Without the pictures, repeat the listing character for character.

##### Dataset section #####

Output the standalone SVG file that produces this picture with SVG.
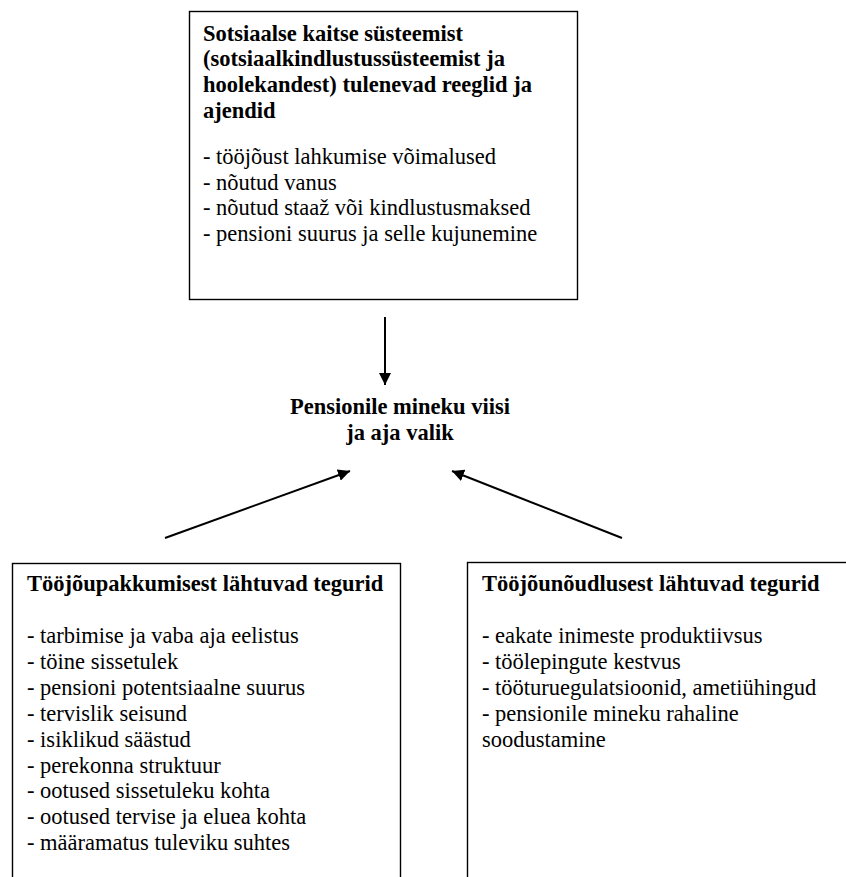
<svg xmlns="http://www.w3.org/2000/svg" width="846" height="877" viewBox="0 0 846 877">
<style>
.box{fill:#fff;stroke:#000;stroke-width:1.4}
.ln{stroke:#000;stroke-width:2;fill:none}
</style>
<defs>
<marker id="ah" viewBox="0 0 10 10" refX="10" refY="5" markerWidth="6" markerHeight="6" markerUnits="strokeWidth" orient="auto">
<path d="M0,0 L10,5 L0,10 z" fill="#000"/>
</marker>
</defs>
<rect width="846" height="877" fill="#fff"/>
<g id="top">
<rect class="box" x="189.5" y="11.5" width="388" height="288"/>
<text font-family="Liberation Serif" font-size="22.5" font-weight="bold" x="203" y="40.5">Sotsiaalse kaitse süsteemist</text>
<text font-family="Liberation Serif" font-size="22.5" font-weight="bold" x="203" y="66.4">(sotsiaalkindlustussüsteemist ja</text>
<text font-family="Liberation Serif" font-size="22.5" font-weight="bold" x="203" y="92.3">hoolekandest) tulenevad reeglid ja</text>
<text font-family="Liberation Serif" font-size="22.5" font-weight="bold" x="203" y="118.2">ajendid</text>
<text font-family="Liberation Serif" font-size="22.5" x="203" y="164">- tööjõust lahkumise võimalused</text>
<text font-family="Liberation Serif" font-size="22.5" x="203" y="189.5">- nõutud vanus</text>
<text font-family="Liberation Serif" font-size="22.5" x="203" y="215">- nõutud staaž või kindlustusmaksed</text>
<text font-family="Liberation Serif" font-size="22.5" x="203" y="240.5">- pensioni suurus ja selle kujunemine</text>
</g>
<g id="center">
<text font-family="Liberation Serif" font-size="22.5" font-weight="bold" text-anchor="middle" x="400" y="414">Pensionile mineku viisi</text>
<text font-family="Liberation Serif" font-size="22.5" font-weight="bold" text-anchor="middle" x="400" y="440">ja aja valik</text>
</g>
<g id="left">
<rect class="box" x="12.5" y="563.5" width="388" height="330"/>
<text font-family="Liberation Serif" font-size="22.5" font-weight="bold" x="27" y="591">Tööjõupakkumisest lähtuvad tegurid</text>
<text font-family="Liberation Serif" font-size="22.5" x="27" y="643">- tarbimise ja vaba aja eelistus</text>
<text font-family="Liberation Serif" font-size="22.5" x="27" y="668.9">- töine sissetulek</text>
<text font-family="Liberation Serif" font-size="22.5" x="27" y="694.8">- pensioni potentsiaalne suurus</text>
<text font-family="Liberation Serif" font-size="22.5" x="27" y="720.7">- tervislik seisund</text>
<text font-family="Liberation Serif" font-size="22.5" x="27" y="746.6">- isiklikud säästud</text>
<text font-family="Liberation Serif" font-size="22.5" x="27" y="772.5">- perekonna struktuur</text>
<text font-family="Liberation Serif" font-size="22.5" x="27" y="798.4">- ootused sissetuleku kohta</text>
<text font-family="Liberation Serif" font-size="22.5" x="27" y="824.3">- ootused tervise ja eluea kohta</text>
<text font-family="Liberation Serif" font-size="22.5" x="27" y="850.2">- määramatus tuleviku suhtes</text>
</g>
<g id="right">
<rect class="box" x="467.5" y="562.5" width="400" height="330"/>
<text font-family="Liberation Serif" font-size="22.5" font-weight="bold" x="482" y="591">Tööjõunõudlusest lähtuvad tegurid</text>
<text font-family="Liberation Serif" font-size="22.5" x="482" y="643">- eakate inimeste produktiivsus</text>
<text font-family="Liberation Serif" font-size="22.5" x="482" y="668.9">- töölepingute kestvus</text>
<text font-family="Liberation Serif" font-size="22.5" x="482" y="694.8">- tööturuegulatsioonid, ametiühingud</text>
<text font-family="Liberation Serif" font-size="22.5" x="482" y="720.7">- pensionile mineku rahaline</text>
<text font-family="Liberation Serif" font-size="22.5" x="482" y="746.6">soodustamine</text>
</g>
<g id="connectors">
<line class="ln" x1="385" y1="317" x2="385" y2="385" marker-end="url(#ah)"/>
<line class="ln" x1="165" y1="538" x2="350" y2="471" marker-end="url(#ah)"/>
<line class="ln" x1="622" y1="538" x2="452" y2="471" marker-end="url(#ah)"/>
</g>
</svg>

#####

▶ [Task result]:
Output the standalone SVG file that produces this picture with SVG.
<svg xmlns="http://www.w3.org/2000/svg" width="846" height="877" viewBox="0 0 846 877">
<style>
.box{fill:#fff;stroke:#000;stroke-width:1.4}
.ln{stroke:#000;stroke-width:2;fill:none}
</style>
<defs>
<marker id="ah" viewBox="0 0 10 10" refX="10" refY="5" markerWidth="6" markerHeight="6" markerUnits="strokeWidth" orient="auto">
<path d="M0,0 L10,5 L0,10 z" fill="#000"/>
</marker>
</defs>
<rect width="846" height="877" fill="#fff"/>
<g id="top">
<rect class="box" x="189.5" y="11.5" width="388" height="288"/>
<text font-family="Liberation Serif" font-size="22.5" font-weight="bold" x="203" y="40.5">Sotsiaalse kaitse süsteemist</text>
<text font-family="Liberation Serif" font-size="22.5" font-weight="bold" x="203" y="66.4">(sotsiaalkindlustussüsteemist ja</text>
<text font-family="Liberation Serif" font-size="22.5" font-weight="bold" x="203" y="92.3">hoolekandest) tulenevad reeglid ja</text>
<text font-family="Liberation Serif" font-size="22.5" font-weight="bold" x="203" y="118.2">ajendid</text>
<text font-family="Liberation Serif" font-size="22.5" x="203" y="164">- tööjõust lahkumise võimalused</text>
<text font-family="Liberation Serif" font-size="22.5" x="203" y="189.5">- nõutud vanus</text>
<text font-family="Liberation Serif" font-size="22.5" x="203" y="215">- nõutud staaž või kindlustusmaksed</text>
<text font-family="Liberation Serif" font-size="22.5" x="203" y="240.5">- pensioni suurus ja selle kujunemine</text>
</g>
<g id="center">
<text font-family="Liberation Serif" font-size="22.5" font-weight="bold" text-anchor="middle" x="400" y="414">Pensionile mineku viisi</text>
<text font-family="Liberation Serif" font-size="22.5" font-weight="bold" text-anchor="middle" x="400" y="440">ja aja valik</text>
</g>
<g id="left">
<rect class="box" x="12.5" y="563.5" width="388" height="330"/>
<text font-family="Liberation Serif" font-size="22.5" font-weight="bold" x="27" y="591">Tööjõupakkumisest lähtuvad tegurid</text>
<text font-family="Liberation Serif" font-size="22.5" x="27" y="643">- tarbimise ja vaba aja eelistus</text>
<text font-family="Liberation Serif" font-size="22.5" x="27" y="668.9">- töine sissetulek</text>
<text font-family="Liberation Serif" font-size="22.5" x="27" y="694.8">- pensioni potentsiaalne suurus</text>
<text font-family="Liberation Serif" font-size="22.5" x="27" y="720.7">- tervislik seisund</text>
<text font-family="Liberation Serif" font-size="22.5" x="27" y="746.6">- isiklikud säästud</text>
<text font-family="Liberation Serif" font-size="22.5" x="27" y="772.5">- perekonna struktuur</text>
<text font-family="Liberation Serif" font-size="22.5" x="27" y="798.4">- ootused sissetuleku kohta</text>
<text font-family="Liberation Serif" font-size="22.5" x="27" y="824.3">- ootused tervise ja eluea kohta</text>
<text font-family="Liberation Serif" font-size="22.5" x="27" y="850.2">- määramatus tuleviku suhtes</text>
</g>
<g id="right">
<rect class="box" x="467.5" y="562.5" width="400" height="330"/>
<text font-family="Liberation Serif" font-size="22.5" font-weight="bold" x="482" y="591">Tööjõunõudlusest lähtuvad tegurid</text>
<text font-family="Liberation Serif" font-size="22.5" x="482" y="643">- eakate inimeste produktiivsus</text>
<text font-family="Liberation Serif" font-size="22.5" x="482" y="668.9">- töölepingute kestvus</text>
<text font-family="Liberation Serif" font-size="22.5" x="482" y="694.8">- tööturuegulatsioonid, ametiühingud</text>
<text font-family="Liberation Serif" font-size="22.5" x="482" y="720.7">- pensionile mineku rahaline</text>
<text font-family="Liberation Serif" font-size="22.5" x="482" y="746.6">soodustamine</text>
</g>
<g id="connectors">
<line class="ln" x1="385" y1="317" x2="385" y2="385" marker-end="url(#ah)"/>
<line class="ln" x1="165" y1="538" x2="350" y2="471" marker-end="url(#ah)"/>
<line class="ln" x1="622" y1="538" x2="452" y2="471" marker-end="url(#ah)"/>
</g>
</svg>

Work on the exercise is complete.